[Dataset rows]
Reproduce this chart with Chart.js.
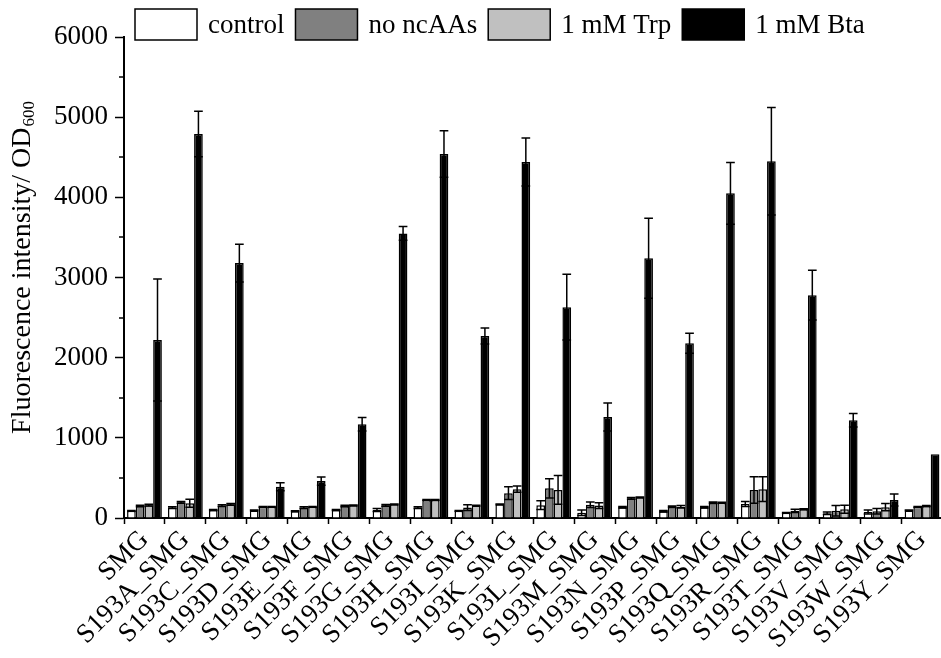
<!DOCTYPE html>
<html>
<head>
<meta charset="utf-8">
<script src="https://cdn.jsdelivr.net/npm/chart.js@4.4.1/dist/chart.umd.min.js"></script>
<style>
  html, body { margin: 0; padding: 0; background: #fff; overflow: hidden; }
  #wrap { width: 945px; height: 658px; }
</style>
</head>
<body>
<div id="wrap"><canvas id="myChart" width="945" height="658"></canvas></div>
<script>
const mutants = [
  "SMG", "S193A_SMG", "S193C_SMG", "S193D_SMG", "S193E_SMG",
  "S193F_SMG", "S193G_SMG", "S193H_SMG", "S193I_SMG", "S193K_SMG",
  "S193L_SMG", "S193M_SMG", "S193N_SMG", "S193P_SMG", "S193Q_SMG",
  "S193R_SMG", "S193T_SMG", "S193V_SMG", "S193W_SMG", "S193Y_SMG",
];
const yTicks = [0, 1000, 2000, 3000, 4000, 5000, 6000];

// fluorescence / OD600, mean and error per mutant
const control = [90, 130, 100, 95, 85, 100, 100, 130, 90, 170, 160, 65, 135, 85, 135, 175, 65, 60, 75, 95];
const controlErr = [5, 10, 5, 5, 5, 5, 20, 10, 5, 5, 55, 35, 10, 10, 10, 30, 5, 15, 25, 5];
const noNcaa = [150, 195, 155, 140, 130, 150, 158, 225, 130, 310, 370, 165, 245, 140, 190, 350, 90, 90, 85, 140];
const noNcaaErr = [10, 10, 10, 5, 10, 10, 10, 5, 35, 80, 120, 35, 10, 10, 10, 165, 20, 65, 35, 5];
const trp = [160, 185, 170, 140, 140, 158, 170, 225, 155, 360, 350, 155, 258, 140, 190, 360, 110, 110, 135, 150];
const trpErr = [10, 50, 10, 5, 5, 5, 5, 5, 5, 40, 180, 35, 5, 15, 5, 155, 5, 50, 45, 5];
const bta = [2220, 4790, 3180, 390, 460, 1170, 3550, 4540, 2270, 4440, 2630, 1260, 3240, 2180, 4050, 4450, 2780, 1220, 225, 795];
const btaErr = [760, 285, 235, 50, 50, 85, 85, 290, 100, 300, 410, 175, 500, 125, 385, 670, 310, 85, 75, 0];

const FONT = "'Liberation Serif', 'Times New Roman', serif";

// symmetric error bars with caps, drawn over every bar
const errorBars = {
  id: "errorBars",
  afterDatasetsDraw(chart) {
    const { ctx } = chart;
    const y = chart.scales.y;
    ctx.save();
    ctx.strokeStyle = "#000";
    ctx.lineWidth = 1.5;
    chart.data.datasets.forEach((ds, i) => {
      chart.getDatasetMeta(i).data.forEach((bar, j) => {
        const err = ds.errors[j];
        if (!err) return;
        const top = y.getPixelForValue(ds.data[j] + err);
        const bottom = y.getPixelForValue(ds.data[j] - err);
        const half = bar.width / 2;
        ctx.beginPath();
        ctx.moveTo(bar.x, top);
        ctx.lineTo(bar.x, bottom);
        ctx.moveTo(bar.x - half, top);
        ctx.lineTo(bar.x + half, top);
        ctx.moveTo(bar.x - half, bottom);
        ctx.lineTo(bar.x + half, bottom);
        ctx.stroke();
      });
    });
    ctx.restore();
  },
};

// small ticks between the labelled ones on the y axis
const minorTicks = {
  id: "minorTicks",
  afterDraw(chart) {
    const { ctx, chartArea } = chart;
    const y = chart.scales.y;
    ctx.save();
    ctx.strokeStyle = "#000";
    ctx.lineWidth = 1.5;
    for (let k = 0; k < yTicks.length - 1; k++) {
      const py = Math.round(y.getPixelForValue((yTicks[k] + yTicks[k + 1]) / 2));
      ctx.beginPath();
      ctx.moveTo(chartArea.left - 5, py);
      ctx.lineTo(chartArea.left, py);
      ctx.stroke();
    }
    ctx.restore();
  },
};

// legend row across the top, boxes with outlines
const legendRow = {
  id: "legendRow",
  afterDraw(chart) {
    const { ctx, chartArea } = chart;
    const w = 62, h = 31, top = 9, gap = 11;
    let x = chartArea.left + gap;
    ctx.save();
    ctx.font = "27px " + FONT;
    ctx.textBaseline = "middle";
    chart.data.datasets.forEach((ds) => {
      ctx.fillStyle = ds.backgroundColor;
      ctx.fillRect(x, top, w, h);
      ctx.strokeStyle = "#000";
      ctx.lineWidth = 1.5;
      ctx.strokeRect(x, top, w, h);
      x += w + gap;
      ctx.fillStyle = "#000";
      ctx.fillText(ds.label, x, top + h / 2 + 1);
      x += ctx.measureText(ds.label).width + gap;
    });
    ctx.restore();
  },
};

// y axis title with subscript
const yTitle = {
  id: "yTitle",
  afterDraw(chart) {
    const { ctx } = chart;
    const main = "Fluorescence intensity/ OD";
    const sub = "600";
    ctx.save();
    ctx.translate(23, 268);
    ctx.rotate(-Math.PI / 2);
    ctx.fillStyle = "#000";
    ctx.textBaseline = "middle";
    ctx.font = "28px " + FONT;
    const w1 = ctx.measureText(main).width;
    ctx.font = "17px " + FONT;
    const w2 = ctx.measureText(sub).width;
    const x0 = -(w1 + w2) / 2;
    ctx.font = "28px " + FONT;
    ctx.fillText(main, x0, 0);
    ctx.font = "17px " + FONT;
    ctx.fillText(sub, x0 + w1 + 1, 7);
    ctx.restore();
  },
};

const ctx = document.getElementById("myChart");

const myChart = new Chart(ctx, {
  type: "bar",
  data: {
    labels: mutants,
    datasets: [
      { label: "control", data: control, errors: controlErr, backgroundColor: "#ffffff" },
      { label: "no ncAAs", data: noNcaa, errors: noNcaaErr, backgroundColor: "#808080" },
      { label: "1 mM Trp", data: trp, errors: trpErr, backgroundColor: "#c0c0c0" },
      { label: "1 mM Bta", data: bta, errors: btaErr, backgroundColor: "#000000" },
    ].map((ds) => ({
      ...ds,
      borderColor: "#000",
      borderWidth: 1.5,
      barPercentage: 1,
      categoryPercentage: 0.85,
    })),
  },
  options: {
    responsive: false,
    animation: false,
    devicePixelRatio: 1,
    layout: { autoPadding: false, padding: { top: 37, right: 2, left: 0, bottom: 0 } },
    plugins: {
      legend: { display: false },
      tooltip: { enabled: false },
    },
    scales: {
      x: {
        ticks: {
          autoSkip: false,
          minRotation: 45,
          maxRotation: 45,
          padding: 0,
          color: "#000",
          font: { family: FONT, size: 27 },
        },
        grid: { drawOnChartArea: false, offset: true, tickLength: 6, tickWidth: 1.5, tickColor: "#000" },
        border: { color: "#000", width: 2 },
        afterFit(scale) { scale.height = 140; },
      },
      y: {
        min: yTicks[0],
        max: yTicks[yTicks.length - 1],
        afterBuildTicks(scale) { scale.ticks = yTicks.map((v) => ({ value: v })); },
        ticks: {
          padding: 7,
          color: "#000",
          font: { family: FONT, size: 27 },
          callback: (value) => String(value),
        },
        grid: { drawOnChartArea: false, tickLength: 9, tickWidth: 1.5, tickColor: "#000" },
        border: { color: "#000", width: 2 },
        afterFit(scale) { scale.width = 124; },
      },
    },
  },
  plugins: [errorBars, minorTicks, legendRow, yTitle],
});
</script>
</body>
</html>
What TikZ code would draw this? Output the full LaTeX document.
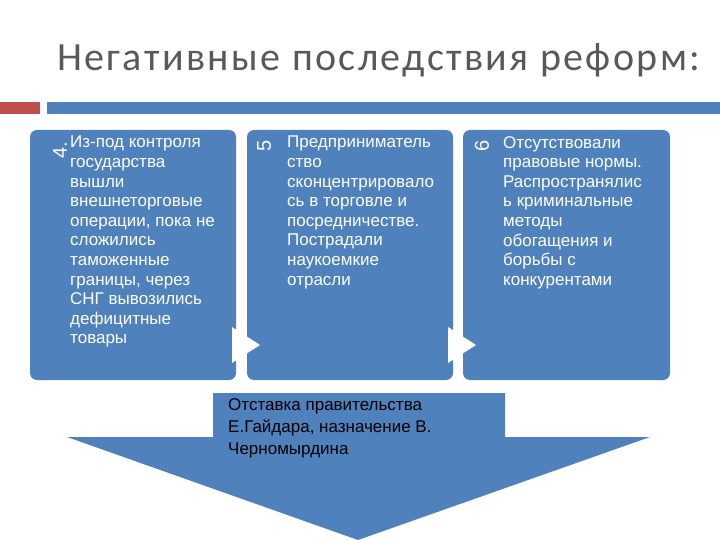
\documentclass[tikz,border=0pt]{standalone}
\usepackage{fontspec}
\setmainfont{Liberation Sans}
\newfontfamily\titlefont[LetterSpace=6]{Carlito}
\definecolor{bl}{HTML}{4F81BD}
\definecolor{rd}{HTML}{C0504D}
\begin{document}
\begin{tikzpicture}[x=1pt,y=-1pt,
  card/.style={fill=bl,rounded corners=7pt,draw=none},
  txt/.style={anchor=north west,text=white,align=left,inner sep=0pt,font=\fontsize{17}{19.6}\selectfont},
  num/.style={text=white,rotate=90,font=\fontsize{20}{20}\selectfont,inner sep=0pt},
  tri/.style={fill=white,draw=none}]
\useasboundingbox (0,0) rectangle (720,540);
\node[anchor=west,text=black!65,font=\titlefont\fontsize{40}{40}\selectfont,inner sep=0pt] (title) at (57,60) {Негативные последствия реформ:};
\fill[rd] (0,102) rectangle (40,114);
\fill[bl] (47,102) rectangle (720,114);
\fill[card] (30,130) rectangle (236,380);
\fill[card] (247,130) rectangle (453,380);
\fill[card] (463,130) rectangle (670,380);
\node[num] (n4) at (60,150) {4.};
\node[num] (n5) at (264,146) {5};
\node[num] (n6) at (482,146) {6};
\node[txt] (t4) at (70,136) {Из-под контроля\\государства\\вышли\\внешнеторговые\\операции, пока не\\сложились\\таможенные\\границы, через\\СНГ вывозились\\дефицитные\\товары};
\node[txt] (t5) at (287,136) {Предприниматель\\ство\\сконцентрировало\\сь в торговле и\\посредничестве.\\Пострадали\\наукоемкие\\отрасли};
\node[txt] (t6) at (503,136) {Отсутствовали\\правовые нормы.\\Распространялис\\ь криминальные\\методы\\обогащения и\\борьбы с\\конкурентами};
\fill[tri] (232,327) -- (260,345) -- (232,363) -- cycle;
\fill[tri] (448,327) -- (476,345) -- (448,363) -- cycle;
\fill[bl] (213,393) -- (505,393) -- (505,437) -- (650,437) -- (358,540) -- (67,437) -- (213,437) -- cycle;
\node[anchor=north west,align=left,inner sep=0pt,font=\fontsize{17}{22}\selectfont] (arr) at (228,398) {Отставка правительства\\Е.Гайдара, назначение В.\\Черномырдина};
\end{tikzpicture}
\end{document}
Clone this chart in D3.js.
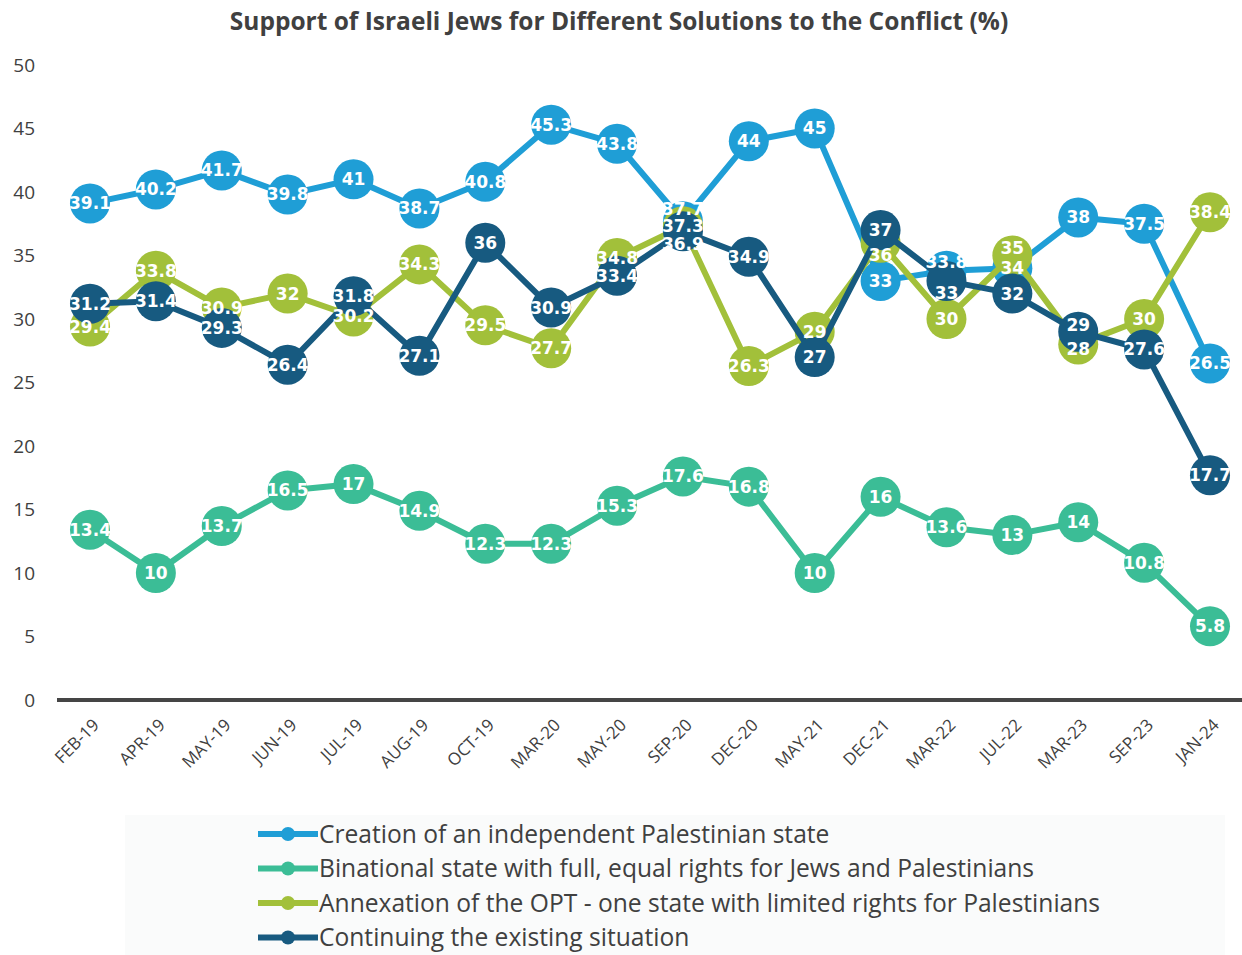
<!DOCTYPE html>
<html lang="en">
<head>
<meta charset="utf-8">
<title>Support of Israeli Jews for Different Solutions</title>
<script src="https://cdn.jsdelivr.net/npm/d3@7"></script>
<style>
  body { margin: 0; background: #fff; }
  svg { display: block; }
  .tick-y { font-family: "Open Sans", sans-serif; font-size: 19px; fill: #404040; }
  .tick-x { font-family: "Open Sans", sans-serif; font-size: 17px; fill: #404040; }
  .dlabel { font-family: "DejaVu Sans", sans-serif; font-weight: bold; font-size: 17px; fill: #fff; }
  .legend-text { font-family: "Open Sans", sans-serif; font-size: 24.6px; fill: #404040; }
</style>
</head>
<body>
<div id="chart"></div>
<script>
var categories = ["FEB-19","APR-19","MAY-19","JUN-19","JUL-19","AUG-19","OCT-19","MAR-20","MAY-20",
                  "SEP-20","DEC-20","MAY-21","DEC-21","MAR-22","JUL-22","MAR-23","SEP-23","JAN-24"];

var creation    = [39.1, 40.2, 41.7, 39.8, 41, 38.7, 40.8, 45.3, 43.8, 37.7, 44, 45, 33, 33.8, 34, 38, 37.5, 26.5];
var binational  = [13.4, 10, 13.7, 16.5, 17, 14.9, 12.3, 12.3, 15.3, 17.6, 16.8, 10, 16, 13.6, 13, 14, 10.8, 5.8];
var annexation  = [29.4, 33.8, 30.9, 32, 30.2, 34.3, 29.5, 27.7, 34.8, 37.3, 26.3, 29, 36, 30, 35, 28, 30, 38.4];
var continuing  = [31.2, 31.4, 29.3, 26.4, 31.8, 27.1, 36, 30.9, 33.4, 36.9, 34.9, 27, 37, 33, 32, 29, 27.6, 17.7];

var seriesNames = ["Creation of an independent Palestinian state",
                   "Binational state with full, equal rights for Jews and Palestinians",
                   "Annexation of the OPT - one state with limited rights for Palestinians",
                   "Continuing the existing situation"];
var yTicks = [0, 5, 10, 15, 20, 25, 30, 35, 40, 45, 50];

var colors = ["#1f9ed6", "#3bbd96", "#a2c03a", "#175a80"];

// labels that were nudged apart in the original where points overlap (px)
var nudges = [{9: -12, 13: -9}, {}, {12: 12, 14: -7, 15: 5}, {9: 13, 13: 12, 15: -7}];

var width = 1242, height = 955;

var svg = d3.select("#chart").append("svg")
    .attr("width", width)
    .attr("height", height);

var x = d3.scalePoint().domain(categories).range([90, 1210]);
var y = d3.scaleLinear().domain([0, 50]).range([700, 65]);

// title
svg.append("text")
    .attr("x", 619).attr("y", 30)
    .attr("text-anchor", "middle")
    .style("font-family", "'Open Sans', sans-serif")
    .style("font-weight", "bold")
    .style("font-size", "24.5px")
    .style("fill", "#404040")
    .text("Support of Israeli Jews for Different Solutions to the Conflict (%)");

// y axis labels
svg.selectAll(".tick-y")
    .data(yTicks)
  .enter().append("text")
    .attr("class", "tick-y")
    .attr("x", 35)
    .attr("y", function(d) { return y(d); })
    .attr("dy", "0.35em")
    .attr("text-anchor", "end")
    .text(function(d) { return d; });

// baseline
svg.append("line")
    .attr("x1", 57).attr("x2", 1242)
    .attr("y1", y(0)).attr("y2", y(0))
    .attr("stroke", "#454545")
    .attr("stroke-width", 4);

// x labels
svg.selectAll(".tick-x")
    .data(categories)
  .enter().append("text")
    .attr("class", "tick-x")
    .attr("text-anchor", "end")
    .attr("transform", function(d) { return "translate(" + (x(d) + 6) + "," + 722 + ") rotate(-45)"; })
    .attr("dy", "0.35em")
    .text(function(d) { return d; });

var allSeries = [creation, binational, annexation, continuing];

var line = d3.line()
    .x(function(d, i) { return x(categories[i]); })
    .y(function(d) { return y(d); });

allSeries.forEach(function(vals, s) {
  var g = svg.append("g");
  g.append("path")
      .datum(vals)
      .attr("d", line)
      .attr("fill", "none")
      .attr("stroke", colors[s])
      .attr("stroke-width", 6)
      .attr("stroke-linejoin", "round");
  g.selectAll("circle")
      .data(vals)
    .enter().append("circle")
      .attr("cx", function(d, i) { return x(categories[i]); })
      .attr("cy", function(d) { return y(d); })
      .attr("r", 20)
      .attr("fill", colors[s]);
});

allSeries.forEach(function(vals, s) {
  svg.append("g").selectAll("text")
      .data(vals)
    .enter().append("text")
      .attr("class", "dlabel")
      .attr("x", function(d, i) { return x(categories[i]); })
      .attr("y", function(d, i) { return y(d) + (nudges[s][i] || 0); })
      .attr("dy", "0.35em")
      .attr("text-anchor", "middle")
      .text(function(d) { return d; });
});

// legend
svg.append("rect")
    .attr("x", 125).attr("y", 815)
    .attr("width", 1100).attr("height", 140)
    .attr("fill", "#fafbfb");

var legend = svg.selectAll(".legend")
    .data(seriesNames)
  .enter().append("g")
    .attr("transform", function(d, i) { return "translate(0," + (834 + i * 34.5) + ")"; });

legend.append("line")
    .attr("x1", 258).attr("x2", 318)
    .attr("stroke", function(d, i) { return colors[i]; })
    .attr("stroke-width", 6);

legend.append("circle")
    .attr("cx", 288).attr("r", 7)
    .attr("fill", function(d, i) { return colors[i]; });

legend.append("text")
    .attr("class", "legend-text")
    .attr("x", 319)
    .attr("dy", "0.35em")
    .text(function(d) { return d; });
</script>
</body>
</html>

= TO BE DONE =
Identify every line where the string "this" appears.

= FULL RESPONSE =
Reproduce this chart with Chart.js.
What TikZ code would draw this? Output the full LaTeX document.
Clone this chart in D3.js.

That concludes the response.